What is needed » Copy nothing but the text: reproduce each line of the listing exactly and leave the pictures out.

Dataset excerpt »

########################################

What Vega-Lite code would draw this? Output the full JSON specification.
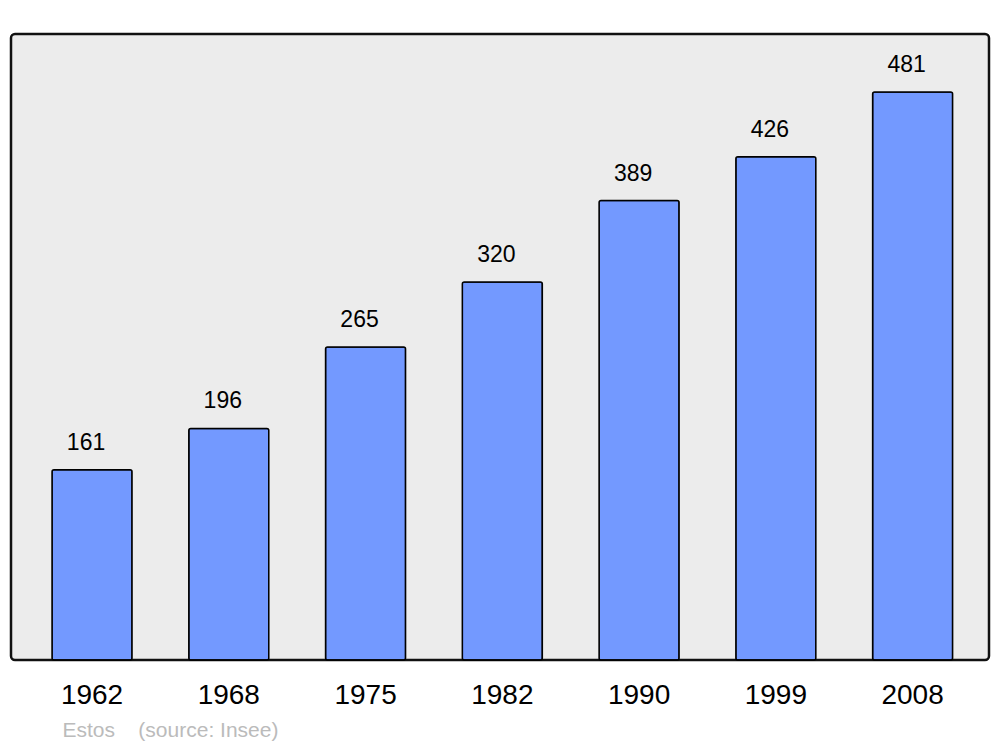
{
  "$schema": "https://vega.github.io/schema/vega-lite/v6.json",
  "width": 978,
  "height": 626,
  "autosize": {"type": "none"},
  "padding": {"left": 11, "top": 34, "right": 11, "bottom": 87},
  "background": "white",
  "config": {
    "view": {"fill": "#ececec", "stroke": "#111111", "strokeWidth": 2.5, "cornerRadius": 4},
    "font": "Liberation Sans"
  },
  "data": {
    "values": [
      {"year": "1962", "pop": 161},
      {"year": "1968", "pop": 196},
      {"year": "1975", "pop": 265},
      {"year": "1982", "pop": 320},
      {"year": "1990", "pop": 389},
      {"year": "1999", "pop": 426},
      {"year": "2008", "pop": 481}
    ]
  },
  "encoding": {
    "x": {
      "field": "year",
      "type": "ordinal",
      "sort": null,
      "scale": {"paddingInner": 0.415, "paddingOuter": 0.283, "align": 0.53},
      "axis": {
        "title": "Estos\u00a0\u00a0\u00a0\u00a0(source: Insee)",
        "titleFont": "Liberation Sans",
        "titleFontSize": 21,
        "titleFontWeight": "normal",
        "titleColor": "#bbbbbb",
        "titleAnchor": null,
        "titleAlign": "left",
        "titleBaseline": "middle",
        "titleX": 51,
        "titleY": 70,
        "labelAngle": 0,
        "labelFontSize": 28,
        "labelColor": "#000000",
        "labelPadding": 21,
        "domain": false,
        "ticks": false,
        "grid": false
      }
    },
    "y": {
      "field": "pop",
      "type": "quantitative",
      "scale": {"domain": [0, 530], "nice": false},
      "axis": null
    }
  },
  "layer": [
    {
      "mark": {"type": "bar", "fill": "#7399ff", "stroke": "#000000", "strokeWidth": 1.5, "cornerRadius": 2}
    },
    {
      "mark": {"type": "text", "fontSize": 23, "color": "#000000", "dx": -6, "dy": -20, "baseline": "alphabetic", "align": "center"},
      "encoding": {"text": {"field": "pop", "type": "quantitative"}}
    }
  ]
}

########################################

Right answer »
What Vega-Lite code would draw this? Output the full JSON specification.
{
  "$schema": "https://vega.github.io/schema/vega-lite/v6.json",
  "width": 978,
  "height": 626,
  "autosize": {"type": "none"},
  "padding": {"left": 11, "top": 34, "right": 11, "bottom": 87},
  "background": "white",
  "config": {
    "view": {"fill": "#ececec", "stroke": "#111111", "strokeWidth": 2.5, "cornerRadius": 4},
    "font": "Liberation Sans"
  },
  "data": {
    "values": [
      {"year": "1962", "pop": 161},
      {"year": "1968", "pop": 196},
      {"year": "1975", "pop": 265},
      {"year": "1982", "pop": 320},
      {"year": "1990", "pop": 389},
      {"year": "1999", "pop": 426},
      {"year": "2008", "pop": 481}
    ]
  },
  "encoding": {
    "x": {
      "field": "year",
      "type": "ordinal",
      "sort": null,
      "scale": {"paddingInner": 0.415, "paddingOuter": 0.283, "align": 0.53},
      "axis": {
        "title": "Estos\u00a0\u00a0\u00a0\u00a0(source: Insee)",
        "titleFont": "Liberation Sans",
        "titleFontSize": 21,
        "titleFontWeight": "normal",
        "titleColor": "#bbbbbb",
        "titleAnchor": null,
        "titleAlign": "left",
        "titleBaseline": "middle",
        "titleX": 51,
        "titleY": 70,
        "labelAngle": 0,
        "labelFontSize": 28,
        "labelColor": "#000000",
        "labelPadding": 21,
        "domain": false,
        "ticks": false,
        "grid": false
      }
    },
    "y": {
      "field": "pop",
      "type": "quantitative",
      "scale": {"domain": [0, 530], "nice": false},
      "axis": null
    }
  },
  "layer": [
    {
      "mark": {"type": "bar", "fill": "#7399ff", "stroke": "#000000", "strokeWidth": 1.5, "cornerRadius": 2}
    },
    {
      "mark": {"type": "text", "fontSize": 23, "color": "#000000", "dx": -6, "dy": -20, "baseline": "alphabetic", "align": "center"},
      "encoding": {"text": {"field": "pop", "type": "quantitative"}}
    }
  ]
}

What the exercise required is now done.